After a childhood in Glen Aray and a brief apprenticeship as a clerk in a lawyer’s office, Munro made a journey familiar to thousands of Highlanders. At the age of 17 he found a job as a cashier in an ironmonger’s shop in Glasgow but he seems to have been early set on a career in journalism. Munro’s ambitions were quickly realised and, in only four years, he became chief reporter on the Glasgow Evening News. In the meantime he had found time to court and marry Jessie Adam, the daughter of his landlady in North Woodside Road.
At the time of his marriage Munro will often have heard Gaelic spoken in Glasgow’s streets. The census of 1881 reported 11,000 Gaels and this urban speech community rose to a peak of 18,500 in 1901. Against the background of an expanding population of more than half a million, this may have seemed a tiny island of Gaelic in a sea of English but it was concentrated. North Woodside Road was not far from Partick on the north bank of the Clyde. Immigrant communities often stayed close and tended to nucleate near where they had arrived and, in the case of Partick, that would have been nearby at the Broomielaw.
When significant numbers from the Highlands settled in Glasgow, many of them the victims of forced evictions, they often took the lowliest jobs and occupied some of the worst housing, as often happens with newcomers. In 1846, The Scotsman newspaper sneered, ‘It is a fact that morally and intellectually the Highlanders are an inferior race to the Lowland Saxon.’

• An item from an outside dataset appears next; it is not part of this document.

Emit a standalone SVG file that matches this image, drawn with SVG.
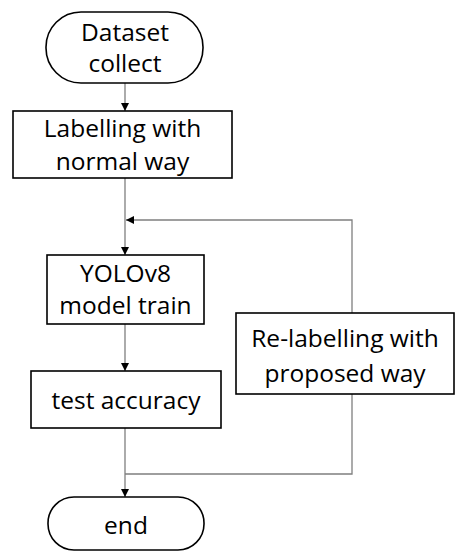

And The Baillie, a weekly magazine published in Glasgow, regularly made Highlanders the object of derision. The halting English of ‘Auchtray MacTavish, the Hielan Polisman’ was laughed at. In fact, the city’s police force actively recruited Highlanders, believing them to be big, steady lads not easily riled. And the Clyde Trust, operators of ferries and docks, also favoured men from the Hebrides. Their sea craft was often learned early and well and so many were employed that the ferry services on the Clyde were known as the Skye Navy.